### INPUT

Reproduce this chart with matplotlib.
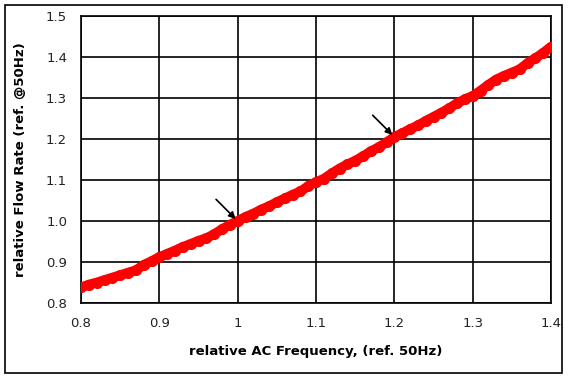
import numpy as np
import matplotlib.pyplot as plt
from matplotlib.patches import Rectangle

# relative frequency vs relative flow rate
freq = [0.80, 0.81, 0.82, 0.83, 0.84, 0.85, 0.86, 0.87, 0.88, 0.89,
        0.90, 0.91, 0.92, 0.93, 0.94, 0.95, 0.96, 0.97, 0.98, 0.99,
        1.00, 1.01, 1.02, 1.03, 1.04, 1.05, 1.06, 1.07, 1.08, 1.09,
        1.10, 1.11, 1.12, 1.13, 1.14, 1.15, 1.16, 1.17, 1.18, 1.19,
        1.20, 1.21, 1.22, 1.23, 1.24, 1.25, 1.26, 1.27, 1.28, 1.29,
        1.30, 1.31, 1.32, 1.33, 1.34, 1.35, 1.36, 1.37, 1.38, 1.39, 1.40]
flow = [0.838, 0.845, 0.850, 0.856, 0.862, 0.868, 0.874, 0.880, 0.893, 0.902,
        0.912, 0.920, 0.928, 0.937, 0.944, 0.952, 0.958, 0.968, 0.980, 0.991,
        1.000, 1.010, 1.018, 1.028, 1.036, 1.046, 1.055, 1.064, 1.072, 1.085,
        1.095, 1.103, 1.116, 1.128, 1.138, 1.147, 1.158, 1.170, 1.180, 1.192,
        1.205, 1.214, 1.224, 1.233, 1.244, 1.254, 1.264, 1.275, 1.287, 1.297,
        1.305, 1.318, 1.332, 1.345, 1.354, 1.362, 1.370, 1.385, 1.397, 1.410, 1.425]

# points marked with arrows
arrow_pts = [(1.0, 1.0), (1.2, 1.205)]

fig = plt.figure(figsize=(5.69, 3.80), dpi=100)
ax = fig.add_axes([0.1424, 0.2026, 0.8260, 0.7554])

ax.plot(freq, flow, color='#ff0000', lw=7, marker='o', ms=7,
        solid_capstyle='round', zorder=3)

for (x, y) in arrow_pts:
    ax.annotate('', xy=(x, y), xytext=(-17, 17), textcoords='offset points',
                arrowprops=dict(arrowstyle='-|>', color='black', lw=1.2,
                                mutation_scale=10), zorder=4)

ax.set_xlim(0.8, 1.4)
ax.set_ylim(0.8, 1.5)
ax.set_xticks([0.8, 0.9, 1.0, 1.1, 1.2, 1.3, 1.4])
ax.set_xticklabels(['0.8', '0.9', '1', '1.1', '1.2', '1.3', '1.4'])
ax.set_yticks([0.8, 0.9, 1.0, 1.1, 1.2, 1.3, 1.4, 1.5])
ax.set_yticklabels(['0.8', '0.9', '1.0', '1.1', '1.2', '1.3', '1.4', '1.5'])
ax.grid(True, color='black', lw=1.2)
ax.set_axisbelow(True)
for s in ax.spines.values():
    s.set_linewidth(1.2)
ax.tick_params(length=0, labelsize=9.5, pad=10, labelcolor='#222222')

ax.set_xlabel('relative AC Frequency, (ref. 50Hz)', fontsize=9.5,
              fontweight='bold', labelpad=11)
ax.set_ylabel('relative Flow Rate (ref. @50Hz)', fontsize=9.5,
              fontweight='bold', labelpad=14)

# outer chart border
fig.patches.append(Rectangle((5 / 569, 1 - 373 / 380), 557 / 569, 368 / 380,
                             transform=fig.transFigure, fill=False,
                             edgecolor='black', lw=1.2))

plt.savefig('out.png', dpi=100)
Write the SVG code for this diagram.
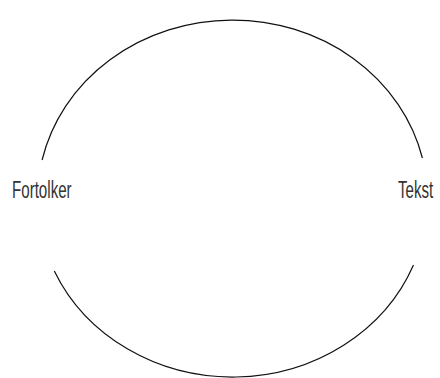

### WORK TO DO
In your copy of the records, include no pictures; repeat everything else exactly.

### CORRECT RESPONSE
Reproduce this chart with matplotlib.
import numpy as np
import matplotlib.pyplot as plt
from matplotlib.patches import Rectangle

# relative frequency vs relative flow rate
freq = [0.80, 0.81, 0.82, 0.83, 0.84, 0.85, 0.86, 0.87, 0.88, 0.89,
        0.90, 0.91, 0.92, 0.93, 0.94, 0.95, 0.96, 0.97, 0.98, 0.99,
        1.00, 1.01, 1.02, 1.03, 1.04, 1.05, 1.06, 1.07, 1.08, 1.09,
        1.10, 1.11, 1.12, 1.13, 1.14, 1.15, 1.16, 1.17, 1.18, 1.19,
        1.20, 1.21, 1.22, 1.23, 1.24, 1.25, 1.26, 1.27, 1.28, 1.29,
        1.30, 1.31, 1.32, 1.33, 1.34, 1.35, 1.36, 1.37, 1.38, 1.39, 1.40]
flow = [0.838, 0.845, 0.850, 0.856, 0.862, 0.868, 0.874, 0.880, 0.893, 0.902,
        0.912, 0.920, 0.928, 0.937, 0.944, 0.952, 0.958, 0.968, 0.980, 0.991,
        1.000, 1.010, 1.018, 1.028, 1.036, 1.046, 1.055, 1.064, 1.072, 1.085,
        1.095, 1.103, 1.116, 1.128, 1.138, 1.147, 1.158, 1.170, 1.180, 1.192,
        1.205, 1.214, 1.224, 1.233, 1.244, 1.254, 1.264, 1.275, 1.287, 1.297,
        1.305, 1.318, 1.332, 1.345, 1.354, 1.362, 1.370, 1.385, 1.397, 1.410, 1.425]

# points marked with arrows
arrow_pts = [(1.0, 1.0), (1.2, 1.205)]

fig = plt.figure(figsize=(5.69, 3.80), dpi=100)
ax = fig.add_axes([0.1424, 0.2026, 0.8260, 0.7554])

ax.plot(freq, flow, color='#ff0000', lw=7, marker='o', ms=7,
        solid_capstyle='round', zorder=3)

for (x, y) in arrow_pts:
    ax.annotate('', xy=(x, y), xytext=(-17, 17), textcoords='offset points',
                arrowprops=dict(arrowstyle='-|>', color='black', lw=1.2,
                                mutation_scale=10), zorder=4)

ax.set_xlim(0.8, 1.4)
ax.set_ylim(0.8, 1.5)
ax.set_xticks([0.8, 0.9, 1.0, 1.1, 1.2, 1.3, 1.4])
ax.set_xticklabels(['0.8', '0.9', '1', '1.1', '1.2', '1.3', '1.4'])
ax.set_yticks([0.8, 0.9, 1.0, 1.1, 1.2, 1.3, 1.4, 1.5])
ax.set_yticklabels(['0.8', '0.9', '1.0', '1.1', '1.2', '1.3', '1.4', '1.5'])
ax.grid(True, color='black', lw=1.2)
ax.set_axisbelow(True)
for s in ax.spines.values():
    s.set_linewidth(1.2)
ax.tick_params(length=0, labelsize=9.5, pad=10, labelcolor='#222222')

ax.set_xlabel('relative AC Frequency, (ref. 50Hz)', fontsize=9.5,
              fontweight='bold', labelpad=11)
ax.set_ylabel('relative Flow Rate (ref. @50Hz)', fontsize=9.5,
              fontweight='bold', labelpad=14)

# outer chart border
fig.patches.append(Rectangle((5 / 569, 1 - 373 / 380), 557 / 569, 368 / 380,
                             transform=fig.transFigure, fill=False,
                             edgecolor='black', lw=1.2))

plt.savefig('out.png', dpi=100)
Write the SVG code for this diagram.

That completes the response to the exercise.